"Exodus 25:8-9 In this one verse from the Old Testament, or Torah, lays an invitation for each of us.
We are asked to create a sanctuary in which to join together with God.
Thus, these 11 words serve as the core of my teaching about creating sacred space.
What follows this verse is a detailed description of how to build the mikdash, or sanctuary, which is also called a mishkan, or tabernacle.
Students of Torah often ask why the instructions for building this structure are so elaborate.
I believe that we are to read into this the need to pay attention to detail.
IN other words, we must be conscious of how we create this sacred space in which God will dwell with us.
If the Divine Presence is actually to live among us when we, too, enter this Divine dwelling place, we might want to be very careful in creating that particular space.
Yet, I don't believe we need to go to such great lengths to create a sanctuary within which we can spend time with God.
If we have the appropriate intention - the desire to invite God into the space we design - and we pay close attention when creating sacred space, we can build a sanctuary without needing wood, stone, gems, or precious metals.
In fact, I believe that it takes little more than our mind to create a sacred space (see meditation).
If we visualize the space we are in as surrounded by a Divine light, and we set aside a time to be in that space, we begin to create a sanctuary.
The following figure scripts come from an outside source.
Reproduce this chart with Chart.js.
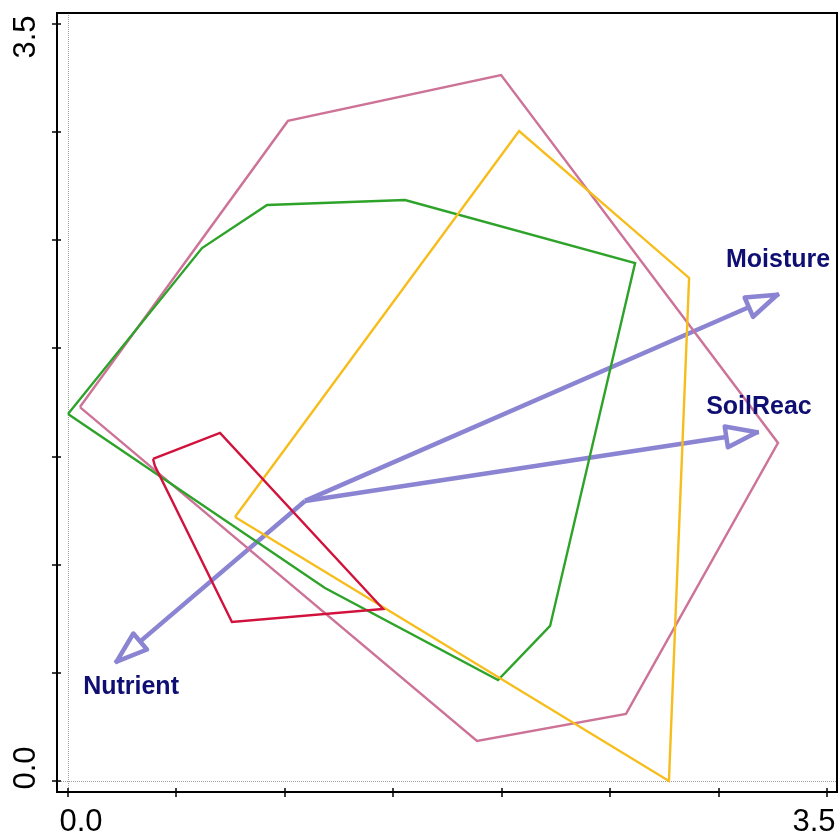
<!DOCTYPE html>
<html>
<head>
<meta charset="utf-8">
<script src="https://cdn.jsdelivr.net/npm/chart.js@4.4.1/dist/chart.umd.min.js"></script>
<style>
  html, body { margin: 0; padding: 0; background: #fff; }
  canvas { display: block; }
</style>
</head>
<body>
<canvas id="c" width="838" height="836"></canvas>
<script>
// Convex hulls of the four site groups in ordination space
const hullPinkX = [0.055, 1.014, 1.997, 3.274, 2.573, 1.886];
const hullPinkY = [1.729, 3.052, 3.264, 1.563, 0.310, 0.185];
const hullGreenX = [0.000, 0.618, 0.918, 1.554, 2.615, 2.223, 1.983, 1.185];
const hullGreenY = [1.697, 2.464, 2.663, 2.686, 2.395, 0.717, 0.467, 0.892];
const hullYellowX = [0.770, 2.080, 2.864, 2.771];
const hullYellowY = [1.221, 3.005, 2.326, 0.000];
const hullRedX = [0.392, 0.701, 1.453, 0.756, 0.401];
const hullRedY = [1.489, 1.609, 0.795, 0.735, 1.456];

// Environmental vectors fitted from a common origin
const vectorNames = ['Moisture', 'SoilReac', 'Nutrient'];
const vectorOriginX = 1.093;
const vectorOriginY = 1.295;
const vectorTipX = [3.279, 3.186, 0.217];
const vectorTipY = [2.252, 1.614, 0.546];

// Axis ticks and the two labelled ends
const axisTicks = [0, 0.5, 1, 1.5, 2, 2.5, 3, 3.5];
const labelledTicks = [0, 3.5];
const labelledTickText = ['0.0', '3.5'];

const COLORS = {
  pink: '#cc7397',
  green: '#2ea32a',
  yellow: '#f6bd1c',
  red: '#d1123c',
  vector: '#8a84d3',
  vectorText: '#0f0f73'
};

// closed ring of {x, y} points for a hull
function ring(xs, ys) {
  const pts = xs.map((v, i) => ({ x: v, y: ys[i] }));
  pts.push({ x: xs[0], y: ys[0] });
  return pts;
}

function hullDataset(xs, ys, color) {
  return {
    data: ring(xs, ys),
    borderColor: color,
    borderWidth: 2.4,
    pointRadius: 0,
    tension: 0,
    fill: false,
    order: 0
  };
}

const shaftDatasets = vectorNames.map((name, i) => ({
  label: name,
  data: [{ x: vectorOriginX, y: vectorOriginY }, { x: vectorTipX[i], y: vectorTipY[i] }],
  borderColor: COLORS.vector,
  borderWidth: 4.5,
  borderJoinStyle: 'round',
  pointRadius: 0,
  tension: 0,
  fill: false,
  order: 1
}));

// label placement relative to each arrow tip, in pixels
const vectorLabelOffset = [[-1, -34], [0, -25], [16, 24]];

const framePlugin = {
  id: 'frame',
  beforeDatasetsDraw(chart) {
    const { ctx, chartArea: a, scales: { x, y } } = chart;
    ctx.save();
    ctx.strokeStyle = '#a0a0a0';
    ctx.lineWidth = 1;
    ctx.setLineDash([1, 1]);
    const x0 = Math.round(x.getPixelForValue(0)) + 0.5;
    const y0 = Math.round(y.getPixelForValue(0)) + 0.5;
    ctx.beginPath();
    ctx.moveTo(x0, a.top);
    ctx.lineTo(x0, a.bottom);
    ctx.moveTo(a.left, y0);
    ctx.lineTo(a.right, y0);
    ctx.stroke();
    ctx.restore();
  },
  afterDatasetsDraw(chart) {
    const { ctx, scales: { x, y } } = chart;
    ctx.save();
    // open arrow heads
    const headLen = 31, headHalf = 10.5;
    vectorNames.forEach((name, i) => {
      const ox = x.getPixelForValue(vectorOriginX), oy = y.getPixelForValue(vectorOriginY);
      let tx = x.getPixelForValue(vectorTipX[i]), ty = y.getPixelForValue(vectorTipY[i]);
      const len = Math.hypot(tx - ox, ty - oy);
      const ux = (tx - ox) / len, uy = (ty - oy) / len;
      const hx = tx - ux * 2, hy = ty - uy * 2;
      const bx = hx - ux * headLen, by = hy - uy * headLen;
      ctx.beginPath();
      ctx.moveTo(hx, hy);
      ctx.lineTo(bx - uy * headHalf, by + ux * headHalf);
      ctx.lineTo(bx + uy * headHalf, by - ux * headHalf);
      ctx.closePath();
      ctx.fillStyle = '#ffffff';
      ctx.fill();
      ctx.strokeStyle = COLORS.vector;
      ctx.lineWidth = 4.5;
      ctx.lineJoin = 'round';
      ctx.stroke();

      ctx.fillStyle = COLORS.vectorText;
      ctx.font = 'bold 25px "Liberation Sans", Arial, sans-serif';
      ctx.textAlign = 'center';
      ctx.textBaseline = 'middle';
      ctx.fillText(name, tx + vectorLabelOffset[i][0], ty + vectorLabelOffset[i][1]);
    });
    ctx.restore();
  },
  afterDraw(chart) {
    const { ctx, chartArea: a, scales: { x, y } } = chart;
    ctx.save();
    // plot box
    ctx.strokeStyle = '#000';
    ctx.lineWidth = 2;
    ctx.strokeRect(a.left, a.top, a.right - a.left, a.bottom - a.top);
    // tick marks on left and bottom, crossing the frame
    ctx.lineWidth = 1.5;
    ctx.beginPath();
    axisTicks.forEach(v => {
      const px = Math.round(x.getPixelForValue(v));
      ctx.moveTo(px, a.bottom - 4);
      ctx.lineTo(px, a.bottom + 5);
      const py = Math.round(y.getPixelForValue(v));
      ctx.moveTo(a.left - 5, py);
      ctx.lineTo(a.left + 4, py);
    });
    ctx.stroke();
    // end labels, nudged inwards
    ctx.fillStyle = '#000';
    ctx.font = '31px "Liberation Sans", Arial, sans-serif';
    ctx.textAlign = 'center';
    ctx.textBaseline = 'middle';
    labelledTicks.forEach((v, i) => {
      const shift = i === 0 ? 13 : -13;
      ctx.fillText(labelledTickText[i], x.getPixelForValue(v) + shift, a.bottom + 30);
      ctx.save();
      ctx.translate(26, y.getPixelForValue(v) - shift);
      ctx.rotate(-Math.PI / 2);
      ctx.fillText(labelledTickText[i], 0, 0);
      ctx.restore();
    });
    ctx.restore();
  }
};

new Chart(document.getElementById('c'), {
  type: 'line',
  data: {
    datasets: [
      hullDataset(hullRedX, hullRedY, COLORS.red),
      hullDataset(hullYellowX, hullYellowY, COLORS.yellow),
      hullDataset(hullGreenX, hullGreenY, COLORS.green),
      hullDataset(hullPinkX, hullPinkY, COLORS.pink),
      ...shaftDatasets
    ]
  },
  options: {
    responsive: false,
    animation: false,
    devicePixelRatio: 1,
    layout: { padding: { left: 57, top: 13, right: 1, bottom: 44 } },
    plugins: { legend: { display: false }, tooltip: { enabled: false } },
    scales: {
      x: { type: 'linear', min: -0.0507, max: 3.546, display: false },
      y: { type: 'linear', min: -0.0509, max: 3.551, display: false }
    }
  },
  plugins: [framePlugin]
});
</script>
</body>
</html>
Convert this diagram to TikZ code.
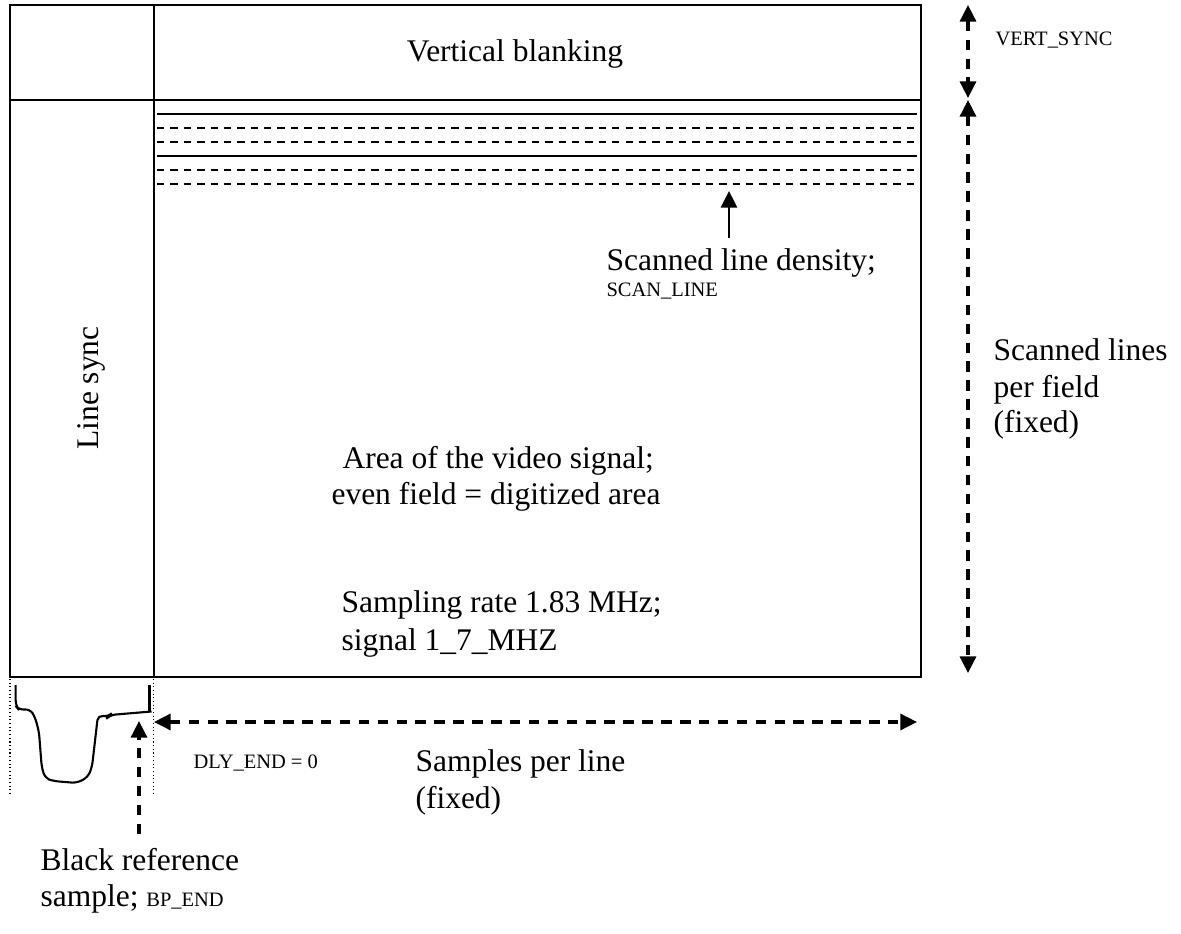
\documentclass[tikz,border=0pt]{standalone}
\usepackage{fontspec}
\setmainfont{Liberation Serif}
\usetikzlibrary{arrows.meta}
\begin{document}
\begin{tikzpicture}[x=0.381pt,y=-0.381pt,
  frame/.style={line width=0.8pt},
  scansolid/.style={line width=0.85pt},
  scandash/.style={line width=0.6pt, dash pattern=on 2.8pt off 2.3pt},
  tip/.tip={Triangle[length=6.3pt,width=6.1pt]},
  dim/.style={line width=1.15pt, dash pattern=on 4pt off 3.2pt, -tip},
  dimboth/.style={line width=1.15pt, dash pattern=on 4pt off 3.2pt, tip-tip},
  pointer/.style={line width=1pt, -tip},
  guide/.style={line width=0.4pt, dash pattern=on 0.4pt off 1pt},
  wave/.style={line width=0.8pt, rounded corners=2pt},
  lbl/.style={inner sep=0pt, anchor=base west, font=\fontsize{12}{13.9}\selectfont},
  small/.style={inner sep=0pt, anchor=base west, font=\fontsize{7.8}{9}\selectfont},
]
\useasboundingbox (0,0) rectangle (1181,934);

% corners of the field frame
\coordinate (tl) at (10,5);
\coordinate (br) at (921,677);
\coordinate (divtop) at (154,5);
\coordinate (divbot) at (154,677);
\coordinate (blankl) at (10,100);
\coordinate (blankr) at (921,100);

% frame, line-sync column and vertical blanking band
\draw[frame] (tl) rectangle (br);
\draw[frame] (divtop) -- (divbot);
\draw[frame] (blankl) -- (blankr);

% scanned lines (two fields interleaved)
\foreach \yy in {114,156} \draw[scansolid] (157,\yy) -- (917,\yy);
\foreach \yy in {128,142,170,184} \draw[scandash] (157,\yy) -- (917,\yy);

% texts
\node[lbl, anchor=base] (vblank) at (515,62) {Vertical blanking};
\node[small] (vsync) at (995,46) {VERT\_SYNC};
\node[lbl] (densA) at (606,271) {Scanned line density;};
\node[small] (densB) at (606,297) {SCAN\_LINE};
\node[lbl, anchor=center, rotate=90] (lsync) at (91,388) {Line sync};
\node[lbl] (perA) at (993,361) {Scanned lines};
\node[lbl] (perB) at (993,397) {per field};
\node[lbl] (perC) at (993,433) {(fixed)};
\node[lbl] (areaA) at (342,468) {Area of the video signal;};
\node[lbl] (areaB) at (331,505) {even field = digitized area};
\node[lbl] (rateA) at (341,613) {Sampling rate 1.83 MHz;};
\node[lbl] (rateB) at (341,650) {signal 1\_7\_MHZ};
\node[small] (dly) at (193,768) {DLY\_END = 0};
\node[lbl] (splA) at (415,772) {Samples per line};
\node[lbl] (splB) at (415,808) {(fixed)};
\node[lbl] (blkA) at (40,870) {Black reference};
\node[lbl] (blkB) at (40,907) {sample; {\fontsize{7.8}{9}\selectfont BP\_END}};

% arrow end points
\coordinate (densTail) at (729,238);
\coordinate (densTip) at (729,191);
\coordinate (vsTop) at (968,5);
\coordinate (vsBot) at (968,98);
\coordinate (lnTop) at (968,100);
\coordinate (lnBot) at (968,673);
\coordinate (splL) at (154,722);
\coordinate (splR) at (917,722);
\coordinate (blkTail) at (139,834);
\coordinate (blkTip) at (139,721);

% arrows
\draw[pointer] (densTail) -- (densTip);
\draw[dimboth] (vsTop) -- (vsBot);
\draw[dimboth] (lnTop) -- (lnBot);
\draw[dimboth] (splL) -- (splR);
\draw[dim] (blkTail) -- (blkTip);

% one line period of the video signal with sync pulse
\coordinate (g1a) at (10,679);
\coordinate (g1b) at (10,793);
\coordinate (g2a) at (153.5,679);
\coordinate (g2b) at (153.5,793);
\draw[guide] (g1a) -- (g1b);
\draw[guide] (g2a) -- (g2b);
\draw[wave] (15.7,685) -- (15.7,706) -- (19,710) -- (30,709) -- (35,717)
  -- (39,732) -- (41.7,767) -- (45,778) -- (53,781) -- (77,783) -- (88,777)
  -- (92,767) -- (98,715) -- (108,717) -- (110,715) -- (151.5,711.5);
\draw[line width=0.8pt] (149.5,685) -- (149.5,711.5);
\end{tikzpicture}
\end{document}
If we also do a few small things, such as say a prayer, meditate, light a candle, burn incense, or place flowers, holy texts or sacred objects on a table, suddenly we have a sacred space.
We can even build an altar on which to place some of these things.
When we do this, we consciously or unconsciously send an invitation out to the Divine Presence asking to be joined in the mikdash we have created.
We have set aside a sacred time and created a special place for our Divine Guest.
We meet God's invitation with one of our own.
It's easy enough to create a sanctuary in your home.
However, you can do the same at work.
It's possible to make a small altar or to place a candle and a sacred item on your desk.
Or you can say a prayer before you enter the office.
Burn scented oils or play soft music.
Synagogues, churches, prayer circles, and other spaces used for spiritual rituals tend to invoke a spiritual feeling even when no rituals are being performed in them.
They become vortexes of spiritual energy, and it takes little effort to recreate the sense of sanctuary and to invoke the Divine into the space.
When we create sacred space in our homes or in our offices on a continual basis, these also become vortexes of spiritual energy.
Eventually, just entering the space and performing a small act, such as saying a prayer or lighting a candle, draws the Divine into the space with us.
This is the beauty of creating sacred space and using it for spiritual practices or rituals on a regular basis.
The more we create and use the space, the stronger becomes our spiritual experiences in that space.
So, I encourage you to create for yourself - and for God - a sanctuary.
Use it well and allow it to be well used, and each time the response to your Divine invitation will come more quickly.
You will find yourself dwelling with God each time you enter your sacred space.